--- Start ---

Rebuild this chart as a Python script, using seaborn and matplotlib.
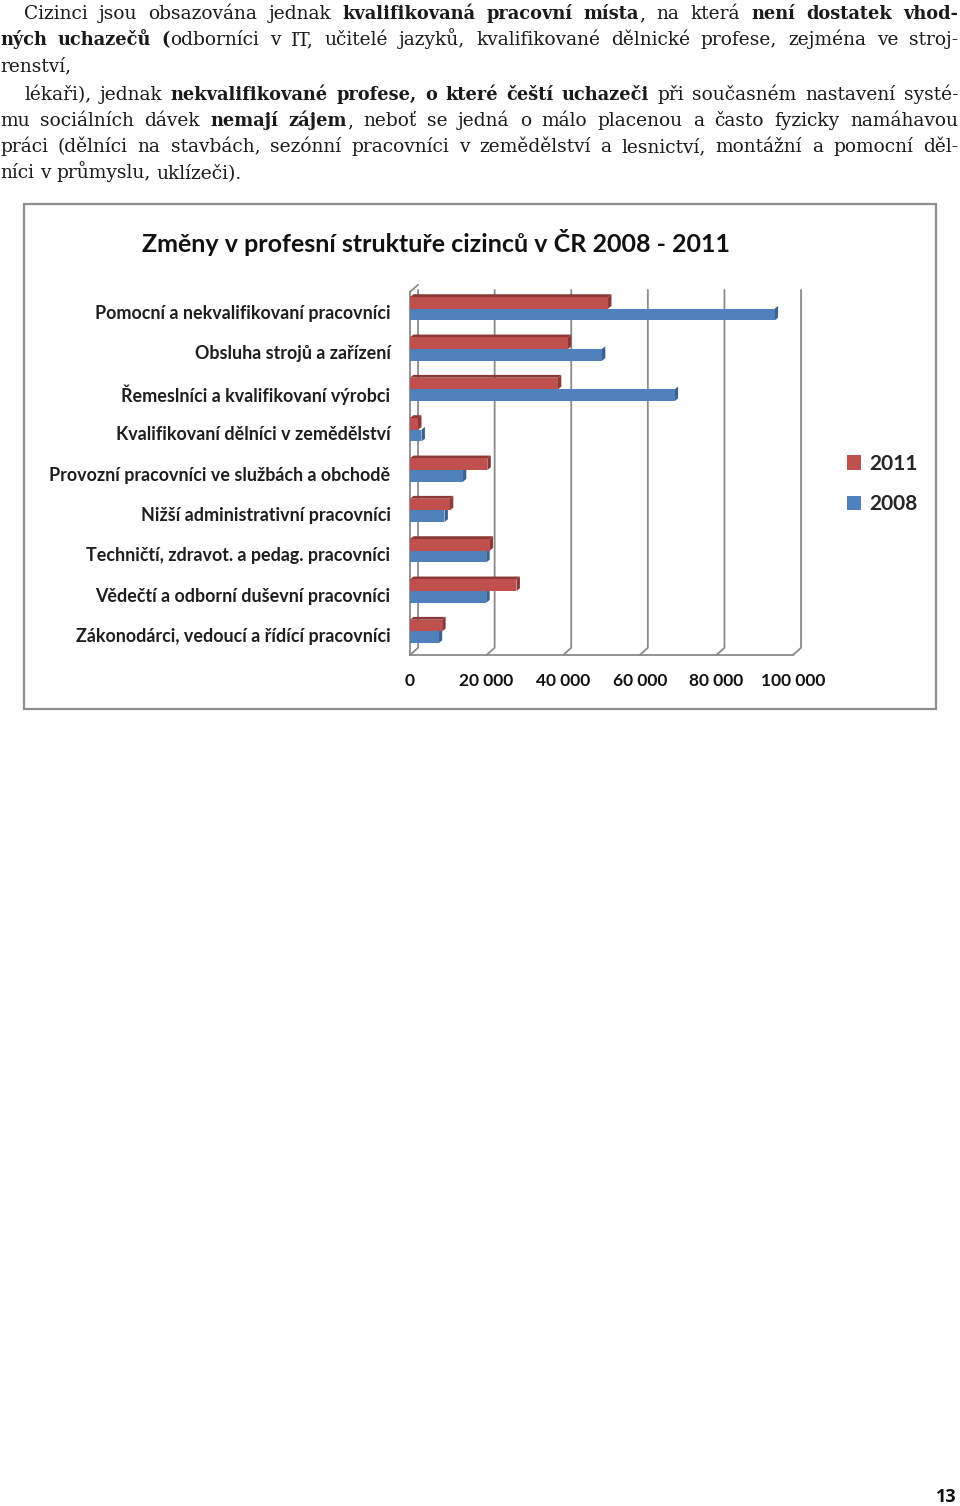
import matplotlib
matplotlib.use("Agg")
import matplotlib.pyplot as plt
from matplotlib.patches import Rectangle, Polygon, Patch
import seaborn as sns
import pandas as pd

# ---------------- data ----------------
categories = [
    "Pomocní a nekvalifikovaní pracovníci",
    "Obsluha strojů a zařízení",
    "Řemeslníci a kvalifikovaní výrobci",
    "Kvalifikovaní dělníci v zemědělství",
    "Provozní pracovníci ve službách a obchodě",
    "Nižší administrativní pracovníci",
    "Techničtí, zdravot. a pedag. pracovníci",
    "Vědečtí a odborní duševní pracovníci",
    "Zákonodárci, vedoucí a řídící pracovníci",
]
values_2011 = [51700, 41200, 38600, 2100, 20200, 10400, 20800, 27800, 8400]
values_2008 = [95200, 50100, 69100, 3000, 13800, 9000, 19900, 19900, 7500]
years = ["2011", "2008"]
colors = ["#C0504D", "#4F81BD"]
dark_colors = ["#8C3836", "#3A6391"]
xticks = [0, 20000, 40000, 60000, 80000, 100000]
xtick_labels = ["0", "20 000", "40 000", "60 000", "80 000", "100 000"]
title = "Změny v profesní struktuře cizinců v ČR 2008 - 2011"

paragraph = [
    (24, True, "Cizinci jsou obsazována jednak **kvalifikovaná pracovní místa**, na která **není dostatek vhod-**"),
    (0, True, "**ných uchazečů (**odborníci v IT, učitelé jazyků, kvalifikované dělnické profese, zejména ve stroj-"),
    (0, False, "renství,"),
    (24, True, "lékaři), jednak **nekvalifikované profese, o které čeští uchazeči** při současném nastavení systé-"),
    (0, True, "mu sociálních dávek **nemají zájem**, neboť se jedná o málo placenou a často fyzicky namáhavou"),
    (0, True, "práci (dělníci na stavbách, sezónní pracovníci v zemědělství a lesnictví, montážní a pomocní děl-"),
    (0, False, "níci v průmyslu, uklízeči)."),
]
baselines = [19, 45, 71, 100, 126, 152, 178]

df = pd.DataFrame({
    "cat": categories * 2,
    "value": values_2011 + values_2008,
    "year": [years[0]] * len(categories) + [years[1]] * len(categories),
})

W, H = 960, 1506
fig = plt.figure(figsize=(W / 100, H / 100), dpi=100)
sns.set_style("white")
plt.rcParams["font.family"] = ["Lato", "DejaVu Sans"]

def fx(px):
    return px / W

def fy(py):
    return 1 - py / H

# ---------------- paragraph (justified) ----------------
renderer = fig.canvas.get_renderer()
txt_color = "#1a1a1a"
serif = ["DejaVu Serif"]
fs_reg, fs_bold = 13.4, 12.8

def parse_words(s):
    parts = s.split("**")
    pieces = []
    for i, p in enumerate(parts):
        if p:
            pieces.append((p, i % 2 == 1))
    words = [[]]
    for text, bold in pieces:
        chunks = text.split(" ")
        for j, ch in enumerate(chunks):
            if j > 0:
                words.append([])
            if ch:
                words[-1].append((ch, bold))
    return [w for w in words if w]

def style(bold):
    return dict(fontsize=fs_bold if bold else fs_reg, family=serif,
                fontweight="bold" if bold else "normal")

def measure(text, bold):
    t = fig.text(0, 0, text, **style(bold))
    w = t.get_window_extent(renderer).width
    t.remove()
    return w

space_w = measure("a a", False) - 2 * measure("a", False)
right_edge = 958
for (indent, justify, s), base in zip(paragraph, baselines):
    words = parse_words(s)
    widths = []
    for w in words:
        widths.append(sum(measure(t, b) for t, b in w))
    if justify and len(words) > 1:
        gap = (right_edge - indent - sum(widths)) / (len(words) - 1)
    else:
        gap = space_w
    x = indent
    for w, ww in zip(words, widths):
        xx = x
        for t, b in w:
            fig.text(fx(xx), fy(base), t, color=txt_color, va="baseline", ha="left", **style(b))
            xx += measure(t, b)
        x += ww + gap

# ---------------- chart frame ----------------
fig.patches.append(Rectangle((fx(24), fy(709)), fx(936) - fx(24), fy(204) - fy(709),
                             transform=fig.transFigure, facecolor="white",
                             edgecolor="#8f8f8f", lw=1.6, zorder=-5))
fig.text(fx(436), fy(243), title, fontsize=18, fontweight="bold",
         ha="center", va="center", color="#111111")

# ---------------- axes ----------------
ax_left, ax_right = 410, 793
ax_top, ax_bot = 292, 655
ax = fig.add_axes([fx(ax_left), fy(ax_bot), fx(ax_right) - fx(ax_left), fy(ax_top) - fy(ax_bot)])
ax.set_zorder(2)
ax.set_facecolor("none")

sns.barplot(data=df, y="cat", x="value", hue="year", hue_order=years,
            palette=colors, orient="h", width=0.58, legend=False,
            saturation=1, ax=ax, zorder=3, edgecolor="none")

ax.set_xlim(0, 100000)
ax.set_ylim(len(categories) - 0.5, -0.5)
ax.set_xlabel("")
ax.set_ylabel("")

grid_col = "#8a8a8a"
ybot, ytop = ax.get_ylim()
dxg, dyg = 2100, 0.18
for v in xticks:
    ax.plot([v, v + dxg, v + dxg], [ybot, ybot - dyg, ytop - 0.05],
            color=grid_col, lw=1.3, clip_on=False, zorder=1)
ax.plot([0, dxg], [ytop, ytop - dyg], color=grid_col, lw=1.3, clip_on=False, zorder=1)

# perspective: bars sit slightly back in depth -> raise them a little, add 3D faces
lift = 0.085
dx, dy = 900, 0.07
red_key = tuple(round(c, 3) for c in matplotlib.colors.to_rgb(colors[0]))
color_map = {tuple(round(c, 3) for c in matplotlib.colors.to_rgb(c1)): c2
             for c1, c2 in zip(colors, dark_colors)}
for p in list(ax.patches):
    p.set_y(p.get_y() - lift)
    x0, y0, w, h = p.get_x(), p.get_y(), p.get_width(), p.get_height()
    key = tuple(round(c, 3) for c in p.get_facecolor()[:3])
    dark = color_map.get(key, "#555555")
    side = Polygon([(x0 + w, y0), (x0 + w + dx, y0 - dy), (x0 + w + dx, y0 + h - dy), (x0 + w, y0 + h)],
                   closed=True, facecolor=dark, edgecolor="none", zorder=2.9)
    ax.add_patch(side)
    if key == red_key:
        top = Polygon([(x0, y0), (x0 + dx, y0 - dy), (x0 + w + dx, y0 - dy), (x0 + w, y0)],
                      closed=True, facecolor=dark, edgecolor="none", zorder=2.9)
        ax.add_patch(top)

for s in ["top", "right"]:
    ax.spines[s].set_visible(False)
for s in ["left", "bottom"]:
    ax.spines[s].set_color(grid_col)
    ax.spines[s].set_linewidth(1.3)

ax.set_xticks(xticks)
ax.set_xticklabels(xtick_labels, fontsize=12.5, fontweight="bold", color="#111111")
ax.tick_params(axis="x", direction="out", length=4, width=1.2, color=grid_col, pad=9)
ax.set_yticks(range(len(categories)))
ax.set_yticklabels(categories, fontsize=12.9, fontweight="bold", color="#1e1e1e")
ax.tick_params(axis="y", which="major", length=0, pad=14)
ax.set_yticks([i - 0.5 for i in range(len(categories) + 1)], minor=True)
ax.tick_params(axis="y", which="minor", direction="out", length=4, width=1.2, color=grid_col)
ax.grid(False)

# legend
handles = [Patch(facecolor=c, edgecolor="none") for c in colors]
leg = fig.legend(handles, years, loc="center left", bbox_to_anchor=(fx(828), fy(484)),
                 frameon=False, prop={"family": "Lato", "weight": "bold", "size": 15},
                 handlelength=0.7, handleheight=0.7, handletextpad=0.4, labelspacing=1.0)

fig.text(fx(957), fy(1497), "13", fontsize=13, fontweight="bold", family=["Open Sans", "DejaVu Sans"],
         ha="right", va="center", color="#111111")

fig.savefig("out.png", dpi=100)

--- End ---

• Aim: Please restate the material above line by line, exactly, beginning at its first line and ending with the line that contains "import pandas as pd", without any pictures.

• Result:
Rebuild this chart as a Python script, using seaborn and matplotlib.
import matplotlib
matplotlib.use("Agg")
import matplotlib.pyplot as plt
from matplotlib.patches import Rectangle, Polygon, Patch
import seaborn as sns
import pandas as pd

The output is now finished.